AS FOR the future, I can only speculate on the basis of what I heard. I met Israeli officials who believe that, when peace comes, the refugee Arabs should be readmitted after careful screening. I met others who look upon the Arab exodus as an unexpected and enormous favor conferred upon Israel by its enemies. The Arab problem had solved itself, they said, with the help of the Mufti; why should the Jews voluntarily revive it when, above all, they need land and houses for their own immigration and freedom from the endless vexations that arise from a big and unassimilable minority? “They fled. Let them settle somewhere else–in an Arab country. Evidently they don’t want to stay in a Jewish state. Why should we be expected to take them back?”
One of the wisest men in Israel, a man whose life has been spent in intimate association with Arabs and who had always believed in the possibility of close and understanding relations with them, told me his views had been forcibly changed by their behavior. “We will not take them back,” he said, “except perhaps in limited numbers. They have forfeited all claim on us. Those that stayed shall have every right of a citizen of Israel; those that went, none.” He advocated an exchange of populations, Israel to take all the Jews now in the Arab states in return for the Arabs who had fled. He thought this might be negotiated as part of a peace agreement, especially if some financial compensation were included.
I asked him about the Arabs who had remained behind–perhaps 5,000 in Haifa, the whole Arab population of Nazareth, some 20,000, and scattered groups throughout the country, amounting, by Israeli estimates, to something less than 70,000, including “Christians and others.” “You will see them,” he said, “when you go to Nazareth.
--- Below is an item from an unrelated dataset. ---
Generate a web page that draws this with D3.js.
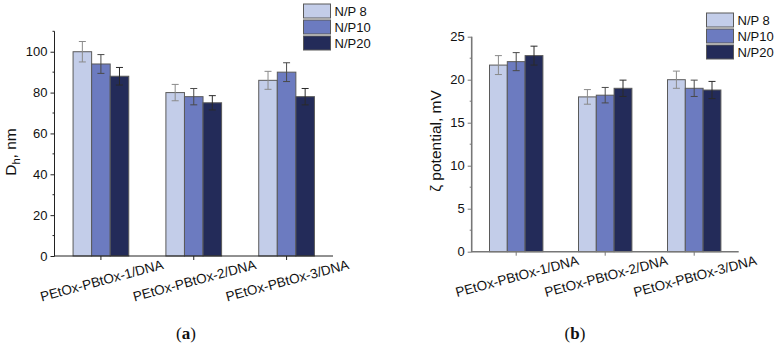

You can talk to their leaders. None has suffered any harm outside of what the fighting itself has done. In Haifa and Nazareth hundreds of Arabs are employed in the municipal services — they worked in the Haifa refineries, too, until lack of oil closed down the operations. Wherever Arabs are employed in Israel they have the same conditions as Jewish workers, and the same pay. Almost the first act of the Israeli government was a measure equalizing wages. This may not make the Arab rulers and political leaders more anxious to make peace, but as the word spreads in the Arab countries it will have an effect on the masses, who have been taught to believe the Jews want only to oppress if not to murder them.” “It may also incline the refugees to come back to Israel,” I suggested. “It may; yes,” he said, but his expression as he said it indicated that it would not matter much what their inclinations were.